What is being asked =
Give back only the lines from the one that contains "Give me the matplotlib source for this chart." through the one that contains "s.set_visible(False)", word for word and without images.

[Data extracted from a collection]
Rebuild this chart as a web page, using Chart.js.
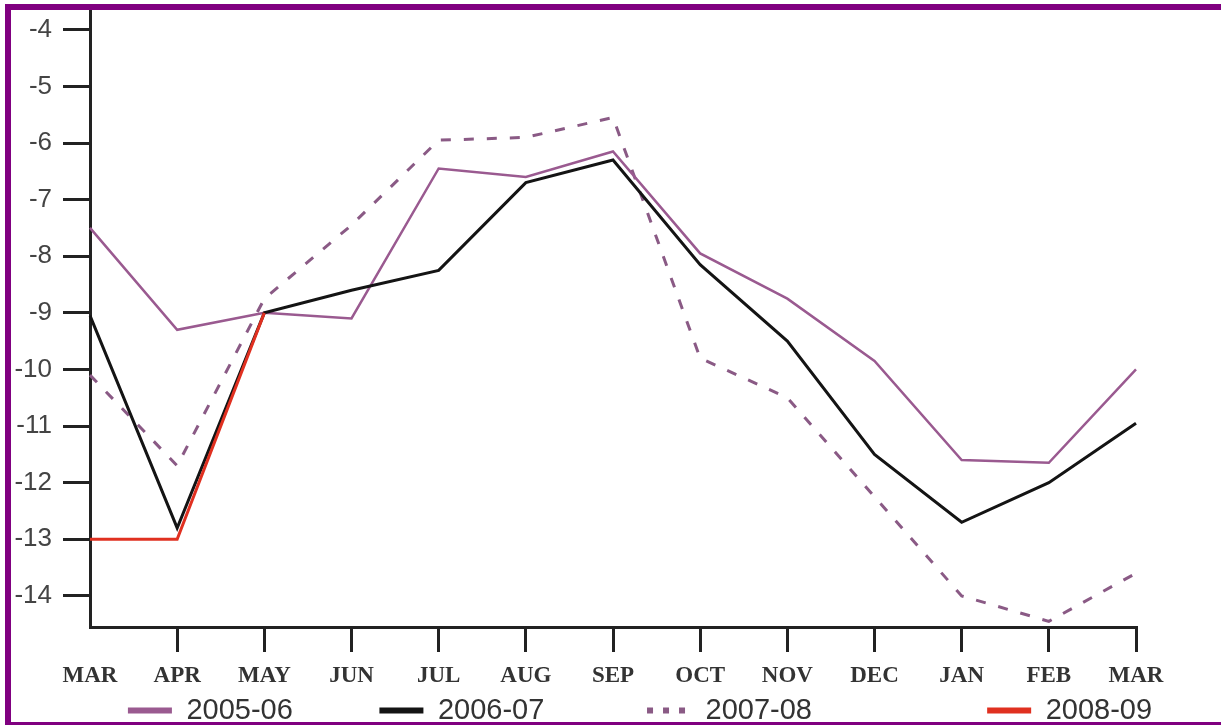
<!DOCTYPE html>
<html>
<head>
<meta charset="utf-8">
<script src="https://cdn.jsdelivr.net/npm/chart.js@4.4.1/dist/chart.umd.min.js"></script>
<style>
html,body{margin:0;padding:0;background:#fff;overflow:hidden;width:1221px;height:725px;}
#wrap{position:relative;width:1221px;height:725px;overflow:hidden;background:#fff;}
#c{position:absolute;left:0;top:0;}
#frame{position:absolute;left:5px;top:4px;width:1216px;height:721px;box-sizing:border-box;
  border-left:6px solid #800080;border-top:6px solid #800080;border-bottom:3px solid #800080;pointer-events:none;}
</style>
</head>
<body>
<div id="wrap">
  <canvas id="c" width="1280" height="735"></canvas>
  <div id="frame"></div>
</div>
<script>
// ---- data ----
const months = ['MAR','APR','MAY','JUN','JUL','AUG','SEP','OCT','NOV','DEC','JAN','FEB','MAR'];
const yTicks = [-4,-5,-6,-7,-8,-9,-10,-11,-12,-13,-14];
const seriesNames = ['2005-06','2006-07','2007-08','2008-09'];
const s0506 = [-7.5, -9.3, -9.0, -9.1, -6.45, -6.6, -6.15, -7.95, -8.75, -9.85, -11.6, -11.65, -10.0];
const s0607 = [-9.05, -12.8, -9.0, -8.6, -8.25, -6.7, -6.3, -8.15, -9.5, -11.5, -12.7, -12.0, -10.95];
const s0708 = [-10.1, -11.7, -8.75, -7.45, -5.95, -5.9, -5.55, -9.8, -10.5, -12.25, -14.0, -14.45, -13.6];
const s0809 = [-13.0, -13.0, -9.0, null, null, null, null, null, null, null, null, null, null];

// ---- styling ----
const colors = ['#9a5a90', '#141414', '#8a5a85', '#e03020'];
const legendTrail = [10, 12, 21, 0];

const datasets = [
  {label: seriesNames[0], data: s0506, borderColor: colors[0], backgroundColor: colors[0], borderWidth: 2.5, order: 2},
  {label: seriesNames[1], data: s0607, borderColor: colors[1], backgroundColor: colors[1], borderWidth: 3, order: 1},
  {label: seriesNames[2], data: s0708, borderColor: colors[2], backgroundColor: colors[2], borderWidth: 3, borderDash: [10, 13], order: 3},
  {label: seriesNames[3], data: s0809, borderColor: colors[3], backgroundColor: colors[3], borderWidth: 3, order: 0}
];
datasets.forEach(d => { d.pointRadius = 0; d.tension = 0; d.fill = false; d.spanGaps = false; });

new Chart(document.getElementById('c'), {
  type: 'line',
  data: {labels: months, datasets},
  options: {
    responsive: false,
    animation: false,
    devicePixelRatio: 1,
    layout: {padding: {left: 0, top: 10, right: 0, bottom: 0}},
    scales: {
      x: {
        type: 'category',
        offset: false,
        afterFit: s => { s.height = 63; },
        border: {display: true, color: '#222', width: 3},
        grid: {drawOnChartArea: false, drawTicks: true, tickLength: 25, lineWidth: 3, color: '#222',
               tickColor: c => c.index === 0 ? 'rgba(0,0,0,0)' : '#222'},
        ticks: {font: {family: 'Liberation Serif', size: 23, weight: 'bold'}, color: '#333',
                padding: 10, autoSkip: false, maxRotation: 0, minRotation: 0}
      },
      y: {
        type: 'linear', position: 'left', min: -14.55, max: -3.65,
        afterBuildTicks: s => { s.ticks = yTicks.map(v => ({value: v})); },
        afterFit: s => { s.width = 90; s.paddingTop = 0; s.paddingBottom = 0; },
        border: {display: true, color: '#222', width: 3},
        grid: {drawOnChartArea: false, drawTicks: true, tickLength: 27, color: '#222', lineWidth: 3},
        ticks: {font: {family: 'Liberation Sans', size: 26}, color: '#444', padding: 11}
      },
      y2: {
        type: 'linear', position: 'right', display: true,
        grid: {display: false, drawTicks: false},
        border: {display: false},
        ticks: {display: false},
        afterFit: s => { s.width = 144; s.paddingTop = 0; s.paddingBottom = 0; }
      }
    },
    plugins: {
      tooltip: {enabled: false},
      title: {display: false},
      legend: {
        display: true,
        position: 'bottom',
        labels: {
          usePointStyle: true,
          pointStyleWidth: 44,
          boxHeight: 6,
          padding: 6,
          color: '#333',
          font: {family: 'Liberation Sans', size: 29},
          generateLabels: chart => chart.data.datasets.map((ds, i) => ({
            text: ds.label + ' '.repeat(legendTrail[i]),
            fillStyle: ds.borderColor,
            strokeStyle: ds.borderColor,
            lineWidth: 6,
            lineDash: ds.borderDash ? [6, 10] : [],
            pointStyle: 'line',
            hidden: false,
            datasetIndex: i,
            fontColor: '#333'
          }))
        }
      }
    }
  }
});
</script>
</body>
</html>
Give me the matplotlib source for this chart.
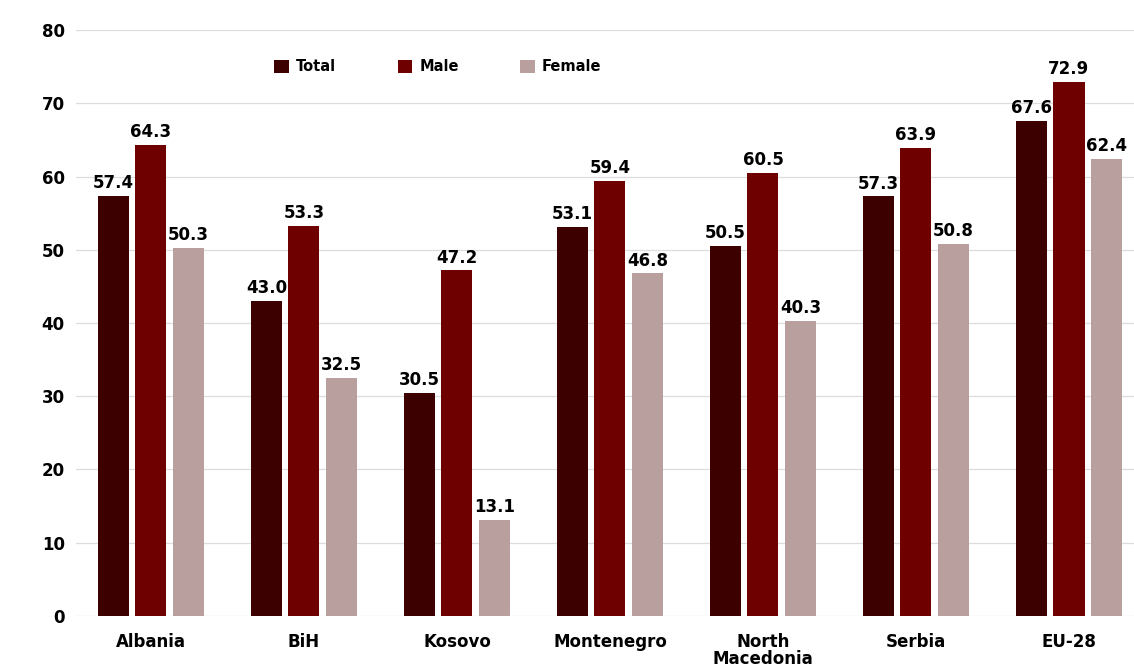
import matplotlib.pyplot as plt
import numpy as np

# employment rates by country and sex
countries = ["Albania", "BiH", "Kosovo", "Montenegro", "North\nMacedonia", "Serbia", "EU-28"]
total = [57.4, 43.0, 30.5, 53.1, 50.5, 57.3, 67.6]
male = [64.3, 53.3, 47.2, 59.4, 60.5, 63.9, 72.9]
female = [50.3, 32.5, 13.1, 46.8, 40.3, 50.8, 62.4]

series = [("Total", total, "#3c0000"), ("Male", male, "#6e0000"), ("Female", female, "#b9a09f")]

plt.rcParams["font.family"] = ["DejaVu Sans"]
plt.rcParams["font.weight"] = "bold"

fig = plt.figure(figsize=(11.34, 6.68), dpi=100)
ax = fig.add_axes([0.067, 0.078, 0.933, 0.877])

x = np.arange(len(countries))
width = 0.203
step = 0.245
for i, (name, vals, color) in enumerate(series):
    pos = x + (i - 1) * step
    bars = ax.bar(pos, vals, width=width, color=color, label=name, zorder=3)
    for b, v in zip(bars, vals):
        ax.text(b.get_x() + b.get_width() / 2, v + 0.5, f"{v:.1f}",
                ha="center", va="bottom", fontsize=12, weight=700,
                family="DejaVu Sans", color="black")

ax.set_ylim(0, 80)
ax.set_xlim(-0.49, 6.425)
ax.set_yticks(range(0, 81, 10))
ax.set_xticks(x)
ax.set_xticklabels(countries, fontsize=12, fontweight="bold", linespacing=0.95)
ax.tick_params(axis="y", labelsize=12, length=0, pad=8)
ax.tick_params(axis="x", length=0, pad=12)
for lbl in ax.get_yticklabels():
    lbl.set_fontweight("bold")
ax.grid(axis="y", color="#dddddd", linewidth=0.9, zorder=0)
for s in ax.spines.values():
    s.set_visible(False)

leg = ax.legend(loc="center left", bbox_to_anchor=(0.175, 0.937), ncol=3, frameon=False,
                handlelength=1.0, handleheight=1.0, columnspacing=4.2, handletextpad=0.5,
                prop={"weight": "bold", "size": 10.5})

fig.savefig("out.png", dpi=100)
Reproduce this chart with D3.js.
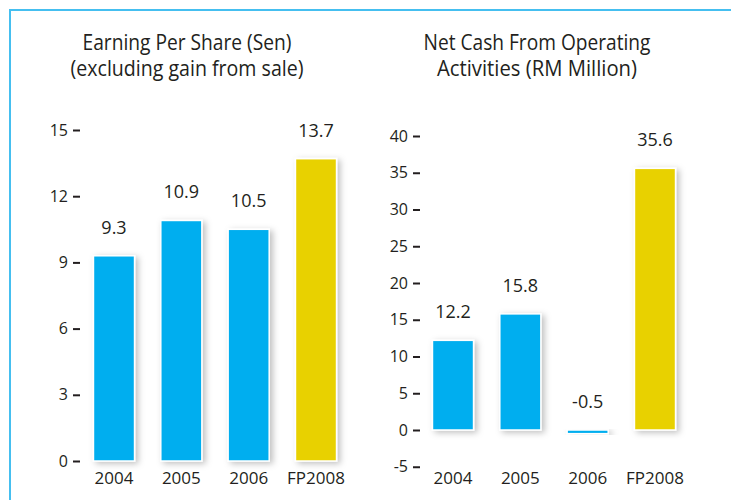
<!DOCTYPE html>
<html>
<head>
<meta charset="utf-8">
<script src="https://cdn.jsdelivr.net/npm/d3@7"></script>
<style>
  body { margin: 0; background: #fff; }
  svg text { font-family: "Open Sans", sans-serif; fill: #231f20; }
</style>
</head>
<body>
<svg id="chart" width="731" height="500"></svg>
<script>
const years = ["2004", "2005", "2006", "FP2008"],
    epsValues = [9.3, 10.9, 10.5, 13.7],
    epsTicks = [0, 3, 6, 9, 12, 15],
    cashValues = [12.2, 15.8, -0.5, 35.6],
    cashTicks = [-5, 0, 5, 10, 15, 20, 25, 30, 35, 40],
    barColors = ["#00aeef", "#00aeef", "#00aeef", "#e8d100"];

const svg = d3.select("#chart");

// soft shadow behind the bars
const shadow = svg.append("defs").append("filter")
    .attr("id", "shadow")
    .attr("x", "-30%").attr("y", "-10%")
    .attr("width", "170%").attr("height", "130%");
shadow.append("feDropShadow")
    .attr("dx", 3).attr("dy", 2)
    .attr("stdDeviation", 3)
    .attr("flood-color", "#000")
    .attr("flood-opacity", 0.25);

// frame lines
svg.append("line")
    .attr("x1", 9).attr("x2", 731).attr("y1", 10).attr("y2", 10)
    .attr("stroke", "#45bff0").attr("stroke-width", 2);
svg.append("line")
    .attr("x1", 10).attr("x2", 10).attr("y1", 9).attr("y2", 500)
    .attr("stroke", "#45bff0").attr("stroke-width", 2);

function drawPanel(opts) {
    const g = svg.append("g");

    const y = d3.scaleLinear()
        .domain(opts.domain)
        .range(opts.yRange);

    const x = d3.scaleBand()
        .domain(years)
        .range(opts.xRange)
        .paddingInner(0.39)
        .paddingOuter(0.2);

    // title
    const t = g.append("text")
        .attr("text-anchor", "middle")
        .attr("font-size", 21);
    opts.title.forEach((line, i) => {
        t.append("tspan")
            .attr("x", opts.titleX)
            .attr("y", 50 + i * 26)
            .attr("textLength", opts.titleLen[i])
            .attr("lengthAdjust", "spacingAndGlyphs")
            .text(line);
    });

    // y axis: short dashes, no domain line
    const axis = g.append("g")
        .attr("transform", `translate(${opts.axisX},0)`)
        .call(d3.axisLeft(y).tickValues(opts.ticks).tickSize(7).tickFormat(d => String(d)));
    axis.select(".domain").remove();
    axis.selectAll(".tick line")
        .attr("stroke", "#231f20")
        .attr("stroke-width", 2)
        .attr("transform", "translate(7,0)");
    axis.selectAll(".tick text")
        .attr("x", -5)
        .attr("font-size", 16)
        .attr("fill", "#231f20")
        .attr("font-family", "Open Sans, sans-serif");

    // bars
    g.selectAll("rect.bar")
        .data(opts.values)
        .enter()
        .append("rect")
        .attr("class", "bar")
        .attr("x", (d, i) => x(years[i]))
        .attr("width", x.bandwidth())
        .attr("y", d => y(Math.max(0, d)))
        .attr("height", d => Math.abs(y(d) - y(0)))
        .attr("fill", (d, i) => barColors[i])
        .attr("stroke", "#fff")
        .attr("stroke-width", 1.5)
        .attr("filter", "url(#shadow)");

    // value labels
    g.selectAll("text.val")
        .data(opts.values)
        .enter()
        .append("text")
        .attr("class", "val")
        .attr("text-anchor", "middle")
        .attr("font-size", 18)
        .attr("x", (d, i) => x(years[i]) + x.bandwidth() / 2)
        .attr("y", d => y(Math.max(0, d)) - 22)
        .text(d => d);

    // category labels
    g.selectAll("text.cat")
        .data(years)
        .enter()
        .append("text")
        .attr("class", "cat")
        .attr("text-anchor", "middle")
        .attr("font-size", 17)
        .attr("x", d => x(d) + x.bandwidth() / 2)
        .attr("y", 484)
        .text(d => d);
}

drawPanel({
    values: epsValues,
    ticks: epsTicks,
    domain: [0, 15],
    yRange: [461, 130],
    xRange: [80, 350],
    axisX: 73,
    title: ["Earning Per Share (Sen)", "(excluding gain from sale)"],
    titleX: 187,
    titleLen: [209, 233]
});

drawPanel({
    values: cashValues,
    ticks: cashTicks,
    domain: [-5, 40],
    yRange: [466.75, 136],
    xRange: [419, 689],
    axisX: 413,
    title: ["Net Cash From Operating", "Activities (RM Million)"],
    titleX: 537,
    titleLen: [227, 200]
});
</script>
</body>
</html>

Result of this exercise =
Give me the matplotlib source for this chart.
import matplotlib.pyplot as plt
import numpy as np

# employment rates by country and sex
countries = ["Albania", "BiH", "Kosovo", "Montenegro", "North\nMacedonia", "Serbia", "EU-28"]
total = [57.4, 43.0, 30.5, 53.1, 50.5, 57.3, 67.6]
male = [64.3, 53.3, 47.2, 59.4, 60.5, 63.9, 72.9]
female = [50.3, 32.5, 13.1, 46.8, 40.3, 50.8, 62.4]

series = [("Total", total, "#3c0000"), ("Male", male, "#6e0000"), ("Female", female, "#b9a09f")]

plt.rcParams["font.family"] = ["DejaVu Sans"]
plt.rcParams["font.weight"] = "bold"

fig = plt.figure(figsize=(11.34, 6.68), dpi=100)
ax = fig.add_axes([0.067, 0.078, 0.933, 0.877])

x = np.arange(len(countries))
width = 0.203
step = 0.245
for i, (name, vals, color) in enumerate(series):
    pos = x + (i - 1) * step
    bars = ax.bar(pos, vals, width=width, color=color, label=name, zorder=3)
    for b, v in zip(bars, vals):
        ax.text(b.get_x() + b.get_width() / 2, v + 0.5, f"{v:.1f}",
                ha="center", va="bottom", fontsize=12, weight=700,
                family="DejaVu Sans", color="black")

ax.set_ylim(0, 80)
ax.set_xlim(-0.49, 6.425)
ax.set_yticks(range(0, 81, 10))
ax.set_xticks(x)
ax.set_xticklabels(countries, fontsize=12, fontweight="bold", linespacing=0.95)
ax.tick_params(axis="y", labelsize=12, length=0, pad=8)
ax.tick_params(axis="x", length=0, pad=12)
for lbl in ax.get_yticklabels():
    lbl.set_fontweight("bold")
ax.grid(axis="y", color="#dddddd", linewidth=0.9, zorder=0)
for s in ax.spines.values():
    s.set_visible(False)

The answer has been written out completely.